Mukuta also said children living with disabilities lacked access to the fundamental freedoms and rights accessed by able-bodied children.


“Children with disabilities run a greater risk of abandonment, abuse, neglect and violence than their able-bodied counterparts and they lack access to the fundamental freedoms and rights that other children and people in society take for granted,” he said.


Zimbabwe made significant strides in achieving the MDGs in the 1980s, but the economic and humanitarian crisis of the last decade has stalled or in some cases reversed many of the gains.


Consequently, many, like 56-year-old Never Gumbi, MDGs with his disabled 16-year-old son out of school, mean nothing to him.


“I’m hearing about that (MDGs) from you. With my son disabled and out of school, that is helpless,” said Gumbi.


Lauren Rumble, UNICEF Zimbabwe’s chief of child protection said disabled children are the most vulnerable and marginalised.

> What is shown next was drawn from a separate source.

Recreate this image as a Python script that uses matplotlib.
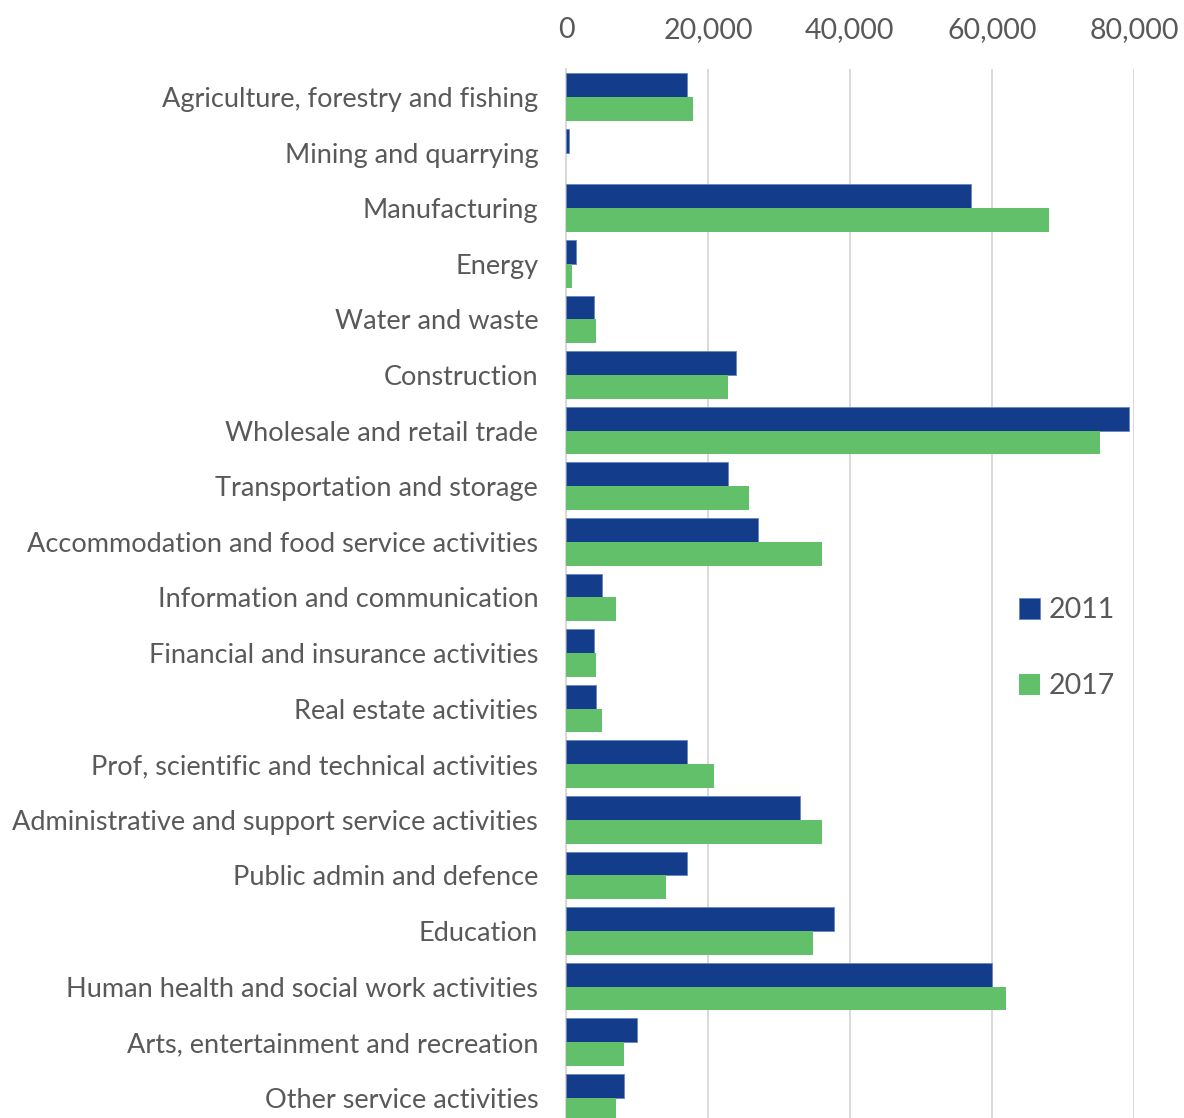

“Children with disabilities often experience multiple deprivations, limiting their opportunities and marginalising them further. This is true also for Zimbabwe; children with disabilities are too often hidden behind closed doors, left off birth registers or shut away in institutions and forgotten,” said Rumble during the UNICEF official launch of the State Of The World’s Children Report 2013 recently.


According to UNICEF, globally, 10% of children are less likely to attend Primary school while in Zimbabwe 29% of the disabled children never attend school.


Zimbabwe’s estimated record of 93 percent literacy rate among its school-going children is ranked the best on the African continent, but the country’s approximately 300 000 disabled children are not in school.
Dorcas Chimbwa of Epworth told NewsDay that her husband refused to educate their children, a 15-year-old boy who can neither walk nor talk and his deaf-dumb 11-year-old brother.

NASCOH’s last month (June 2013) report highlight that above 52% of children with disabilities have no access to primary education.


Zimbabwe ratified the Convention on the Rights of Persons with Disabilities in May 2013, which mirrors commitments in the new Constitution to people with disabilities.


But Henry Gadzikwa, a Harare-based independent sociologist said parents and guardians of children with disabilities have a pivotal role to play to help government reach the UN MDGs.


“Government cannot achieve the MDGs single-handedly, but there is need for parents and guardians of children with disabilities to ensure they educate their disabled children as education can be a key to relieve disabled children of their plight,” Gadzikwa said.

The World Health Organisation estimates that only 33%of children with disabilities in Zimbabwe have access to education, compared to over 90% able-bodied children.